In terms of engagement or recognition, is it better to receive something which is pointless and tokenistic or nothing at all? Is it better to be treated in a mocking, subpar and laughable way, or just be ignored completely?

These types of stopovers happen all the time and they are usually ridiculous and sometimes insulting. So many of these high-level visits are only impressive when you reduce them to a single sentence which marries a famous person’s name with the word Guam. When you include other pertinent information such as duration or content of visit, then you see Guam’s status as a political footnote to the U.S. reproduced in the way it is “visited.”

So many of the famous visits to Guam over the years have been painfully short, even if jubilant in the way they are remembered. presidents and vice presidents sometimes stayed overnight, sometimes just for a few hours. Sometimes they left the base, sometimes they didn’t. In this pantheon of visits, none ranks higher than Bill Clinton’s trip to Guam in 1998. For the few hours that he was here it was as if the name “Monica Lewinsky” didn’t mean anything as he was pelted with the adoration of thousands. Given the recent interest in political status, it’s important to remember that when Clinton visited, one of the promises he made (after being politely chided by then-Delegate Robert Underwood) was that he would support getting the island to another political status.

While this was memorable to the people, in any real terms, his visit was barely anything. The gulf in terms of Guam’s response to the visit and what it meant in political terms is akin to a quick peck on the cheek from someone to whom you have just pledged eternal undying and unyielding devotion and loyalty, taifinakpo’ yan taifinakpo’. Such is the wondrously frustrating gulf that is Guam’s asymmetrical emotionationalism, that rather than see its political realities, a chiku on the cheek can send the island’s collective heart a flutter.

This issue does not only hold true for politics, and it may be instructive here to recall the historic 2000 visit of singer Mariah Carey. The story of how Carey came to Guam could literally be used to start some pretentious random New York Times bestseller written by Harold Robbins. When Carey came to Guam she was not at the usual point in her career where musicians find their way on-island. The conventional wisdom on how celebrities get to Guam is that they come here in the same way Charon ferries people across the River Styx into the underworld, at the metaphoric end of themselves or their careers. When Carey came to Guam she was still famous and rising in her celebrity, but did not come to Guam to perform, but instead wanted to see the truth to the snake stories she had heard.

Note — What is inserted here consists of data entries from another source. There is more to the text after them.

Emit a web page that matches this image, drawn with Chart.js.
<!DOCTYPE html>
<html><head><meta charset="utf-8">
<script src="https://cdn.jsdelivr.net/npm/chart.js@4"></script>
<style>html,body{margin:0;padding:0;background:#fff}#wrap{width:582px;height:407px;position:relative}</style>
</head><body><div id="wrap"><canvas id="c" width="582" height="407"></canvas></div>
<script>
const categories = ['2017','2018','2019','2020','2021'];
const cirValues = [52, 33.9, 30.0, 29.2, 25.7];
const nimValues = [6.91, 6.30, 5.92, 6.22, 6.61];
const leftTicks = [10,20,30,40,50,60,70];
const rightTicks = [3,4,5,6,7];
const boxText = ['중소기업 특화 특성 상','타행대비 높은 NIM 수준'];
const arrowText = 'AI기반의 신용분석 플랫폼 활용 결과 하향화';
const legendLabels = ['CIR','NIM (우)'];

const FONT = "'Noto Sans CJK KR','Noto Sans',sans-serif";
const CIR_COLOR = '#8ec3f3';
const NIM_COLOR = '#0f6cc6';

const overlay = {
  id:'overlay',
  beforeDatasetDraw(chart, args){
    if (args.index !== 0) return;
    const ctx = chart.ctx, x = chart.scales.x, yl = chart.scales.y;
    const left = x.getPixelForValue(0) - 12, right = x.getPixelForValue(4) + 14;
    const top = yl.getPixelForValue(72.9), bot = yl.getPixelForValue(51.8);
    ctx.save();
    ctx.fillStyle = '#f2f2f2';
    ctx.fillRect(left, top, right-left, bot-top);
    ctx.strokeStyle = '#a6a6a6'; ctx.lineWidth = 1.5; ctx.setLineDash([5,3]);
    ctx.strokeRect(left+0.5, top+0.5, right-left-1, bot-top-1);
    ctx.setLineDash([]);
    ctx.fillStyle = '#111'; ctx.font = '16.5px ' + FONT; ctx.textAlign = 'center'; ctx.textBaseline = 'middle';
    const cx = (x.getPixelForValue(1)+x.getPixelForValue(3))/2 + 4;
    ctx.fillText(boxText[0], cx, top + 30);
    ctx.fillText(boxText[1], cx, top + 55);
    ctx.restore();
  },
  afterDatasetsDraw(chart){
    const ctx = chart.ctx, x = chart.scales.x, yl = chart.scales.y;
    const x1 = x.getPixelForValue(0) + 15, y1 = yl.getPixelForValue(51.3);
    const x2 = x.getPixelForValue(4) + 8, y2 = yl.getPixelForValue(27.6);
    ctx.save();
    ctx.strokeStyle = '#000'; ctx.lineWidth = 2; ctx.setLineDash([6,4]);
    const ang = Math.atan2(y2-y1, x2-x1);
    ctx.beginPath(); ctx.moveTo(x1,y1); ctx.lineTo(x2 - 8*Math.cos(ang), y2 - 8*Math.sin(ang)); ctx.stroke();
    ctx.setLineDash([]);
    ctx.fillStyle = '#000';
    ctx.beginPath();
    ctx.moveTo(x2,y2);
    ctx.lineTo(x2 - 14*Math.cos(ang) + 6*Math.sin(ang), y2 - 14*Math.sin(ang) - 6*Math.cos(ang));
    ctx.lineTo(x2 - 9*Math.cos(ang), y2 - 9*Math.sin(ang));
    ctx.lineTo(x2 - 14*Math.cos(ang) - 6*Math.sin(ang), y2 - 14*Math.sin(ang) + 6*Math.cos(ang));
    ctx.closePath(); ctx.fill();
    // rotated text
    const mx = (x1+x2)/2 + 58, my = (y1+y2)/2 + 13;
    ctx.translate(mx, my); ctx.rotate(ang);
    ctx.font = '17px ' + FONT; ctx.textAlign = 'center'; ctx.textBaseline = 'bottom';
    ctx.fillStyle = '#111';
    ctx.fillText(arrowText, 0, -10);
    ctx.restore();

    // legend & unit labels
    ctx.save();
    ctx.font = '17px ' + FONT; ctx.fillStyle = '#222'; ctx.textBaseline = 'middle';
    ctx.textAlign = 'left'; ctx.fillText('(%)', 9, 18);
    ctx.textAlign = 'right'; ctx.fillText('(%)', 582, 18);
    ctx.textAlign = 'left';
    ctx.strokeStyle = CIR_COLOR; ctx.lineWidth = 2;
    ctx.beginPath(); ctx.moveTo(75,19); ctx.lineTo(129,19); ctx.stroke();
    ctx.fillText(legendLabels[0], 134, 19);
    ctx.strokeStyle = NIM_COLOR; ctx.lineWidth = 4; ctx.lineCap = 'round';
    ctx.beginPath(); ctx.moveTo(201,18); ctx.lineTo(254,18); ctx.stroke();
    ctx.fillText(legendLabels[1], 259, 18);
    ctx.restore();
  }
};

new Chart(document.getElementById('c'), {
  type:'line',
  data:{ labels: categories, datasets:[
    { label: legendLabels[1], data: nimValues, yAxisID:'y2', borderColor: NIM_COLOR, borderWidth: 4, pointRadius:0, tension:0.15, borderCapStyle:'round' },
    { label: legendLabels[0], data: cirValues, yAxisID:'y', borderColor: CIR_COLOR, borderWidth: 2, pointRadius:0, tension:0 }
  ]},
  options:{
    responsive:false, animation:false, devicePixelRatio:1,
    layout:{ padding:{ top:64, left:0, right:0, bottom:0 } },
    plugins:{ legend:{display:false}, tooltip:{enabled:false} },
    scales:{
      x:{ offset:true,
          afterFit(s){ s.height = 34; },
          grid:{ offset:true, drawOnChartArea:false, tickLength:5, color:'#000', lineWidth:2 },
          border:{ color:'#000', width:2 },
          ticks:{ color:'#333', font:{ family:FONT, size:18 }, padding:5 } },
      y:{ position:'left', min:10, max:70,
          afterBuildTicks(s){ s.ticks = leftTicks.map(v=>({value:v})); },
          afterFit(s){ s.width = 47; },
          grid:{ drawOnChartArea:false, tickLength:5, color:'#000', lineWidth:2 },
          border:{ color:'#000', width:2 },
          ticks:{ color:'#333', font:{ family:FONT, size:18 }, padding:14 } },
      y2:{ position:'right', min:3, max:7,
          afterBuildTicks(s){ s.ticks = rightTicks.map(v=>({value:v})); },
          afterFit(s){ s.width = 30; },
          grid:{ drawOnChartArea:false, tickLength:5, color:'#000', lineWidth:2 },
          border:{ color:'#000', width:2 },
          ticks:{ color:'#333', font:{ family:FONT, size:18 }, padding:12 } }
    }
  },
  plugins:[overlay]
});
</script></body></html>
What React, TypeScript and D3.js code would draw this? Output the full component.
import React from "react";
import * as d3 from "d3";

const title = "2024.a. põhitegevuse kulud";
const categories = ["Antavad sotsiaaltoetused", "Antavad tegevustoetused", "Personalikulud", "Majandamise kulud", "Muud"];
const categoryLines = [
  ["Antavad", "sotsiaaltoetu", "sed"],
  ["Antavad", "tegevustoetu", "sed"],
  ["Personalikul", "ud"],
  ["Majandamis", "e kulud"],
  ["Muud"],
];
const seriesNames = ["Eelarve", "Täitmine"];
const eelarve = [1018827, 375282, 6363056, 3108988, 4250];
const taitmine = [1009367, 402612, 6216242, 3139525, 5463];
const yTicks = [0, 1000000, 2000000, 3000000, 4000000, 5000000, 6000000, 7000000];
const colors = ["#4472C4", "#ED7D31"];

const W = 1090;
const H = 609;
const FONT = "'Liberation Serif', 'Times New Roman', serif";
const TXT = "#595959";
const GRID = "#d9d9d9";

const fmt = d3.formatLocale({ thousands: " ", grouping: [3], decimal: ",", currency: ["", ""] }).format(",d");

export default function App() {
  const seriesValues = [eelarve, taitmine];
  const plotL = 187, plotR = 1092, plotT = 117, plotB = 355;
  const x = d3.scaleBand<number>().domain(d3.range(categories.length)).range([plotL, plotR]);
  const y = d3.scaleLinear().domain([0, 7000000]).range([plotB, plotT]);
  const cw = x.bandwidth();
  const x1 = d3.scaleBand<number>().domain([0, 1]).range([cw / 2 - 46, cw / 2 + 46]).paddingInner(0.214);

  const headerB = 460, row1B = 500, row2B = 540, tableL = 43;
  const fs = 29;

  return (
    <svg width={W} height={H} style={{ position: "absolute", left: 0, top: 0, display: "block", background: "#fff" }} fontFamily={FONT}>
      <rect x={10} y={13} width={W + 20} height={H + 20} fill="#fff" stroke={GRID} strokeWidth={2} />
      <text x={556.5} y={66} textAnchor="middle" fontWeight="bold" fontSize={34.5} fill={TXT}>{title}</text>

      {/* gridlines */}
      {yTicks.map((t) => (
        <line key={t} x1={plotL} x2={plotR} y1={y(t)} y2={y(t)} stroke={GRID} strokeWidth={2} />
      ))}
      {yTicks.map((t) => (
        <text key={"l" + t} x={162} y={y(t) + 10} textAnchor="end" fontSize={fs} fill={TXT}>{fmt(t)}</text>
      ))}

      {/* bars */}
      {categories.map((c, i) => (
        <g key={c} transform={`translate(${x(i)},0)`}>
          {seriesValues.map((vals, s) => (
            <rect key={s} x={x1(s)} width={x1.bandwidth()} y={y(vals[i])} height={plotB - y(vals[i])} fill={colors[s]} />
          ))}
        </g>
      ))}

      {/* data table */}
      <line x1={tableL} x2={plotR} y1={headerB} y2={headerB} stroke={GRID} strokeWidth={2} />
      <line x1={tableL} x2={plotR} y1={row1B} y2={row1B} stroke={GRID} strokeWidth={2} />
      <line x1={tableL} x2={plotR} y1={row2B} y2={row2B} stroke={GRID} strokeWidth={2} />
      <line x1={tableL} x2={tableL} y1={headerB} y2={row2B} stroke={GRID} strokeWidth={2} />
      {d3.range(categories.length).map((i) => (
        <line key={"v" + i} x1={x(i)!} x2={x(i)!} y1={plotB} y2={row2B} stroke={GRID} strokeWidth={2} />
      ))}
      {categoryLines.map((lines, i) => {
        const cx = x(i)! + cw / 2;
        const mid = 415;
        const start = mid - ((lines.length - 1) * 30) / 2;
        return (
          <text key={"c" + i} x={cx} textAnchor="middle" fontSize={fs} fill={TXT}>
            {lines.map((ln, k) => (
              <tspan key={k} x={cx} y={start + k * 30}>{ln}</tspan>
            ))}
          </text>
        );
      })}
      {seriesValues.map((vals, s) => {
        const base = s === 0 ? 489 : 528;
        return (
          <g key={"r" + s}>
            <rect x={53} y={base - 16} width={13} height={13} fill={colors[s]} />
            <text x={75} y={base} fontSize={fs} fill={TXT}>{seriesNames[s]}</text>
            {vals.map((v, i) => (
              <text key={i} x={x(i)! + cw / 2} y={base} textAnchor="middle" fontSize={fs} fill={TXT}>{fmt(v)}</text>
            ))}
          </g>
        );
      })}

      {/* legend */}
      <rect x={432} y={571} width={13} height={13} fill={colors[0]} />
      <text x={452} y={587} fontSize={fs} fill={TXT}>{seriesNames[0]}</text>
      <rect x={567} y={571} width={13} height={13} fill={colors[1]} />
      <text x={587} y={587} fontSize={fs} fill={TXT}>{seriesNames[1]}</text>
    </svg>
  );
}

According to legend, Carey always had a fascination with the word Guam. The word “Guam” mind you. Not the place Guam or the state-of-mind Guam. Maybe she liked the way it rolls around in your mouth and makes your jaw drop when you say the “ahhh” sound. Or perhaps the way your lips get smashed together when you bring home the word with the “mmmm” sound. Carey wanted to give the people of Guam dogs which could hunt snakes and even named one of her many dogs “Guam.” Then-Delegate Robert Underwood wrote her inviting her to see that the snake stories weren’t so dire.

Her visit on Guam was brief and surreal like a strange fever dream which you can never really get into because you aren’t really sure if it has started yet or if you’re just watching previews for upcoming hallucinations. She swam, signed some autographs and was pleasantly surprised when she didn’t see snakes overflowing out our eye sockets.

Guam has been a hub, a transit point for so long, and although a link in a chain can eventually take on a life of its own, it usually doesn’t. Places like Guam usually remain those less than stellar points where people gas up, use the bathroom or buy unhealthy snacks to keep themselves awake as they attempt to reach someplace that matters. They do so because the identity of that place and the people there often seethes with dependency and as such, the mere act of someone from a better place seeing, recognizing or visiting you takes on larger than necessary proportions. This dynamic need not define you, but too often we who live in the rest stops of the world make sure it does.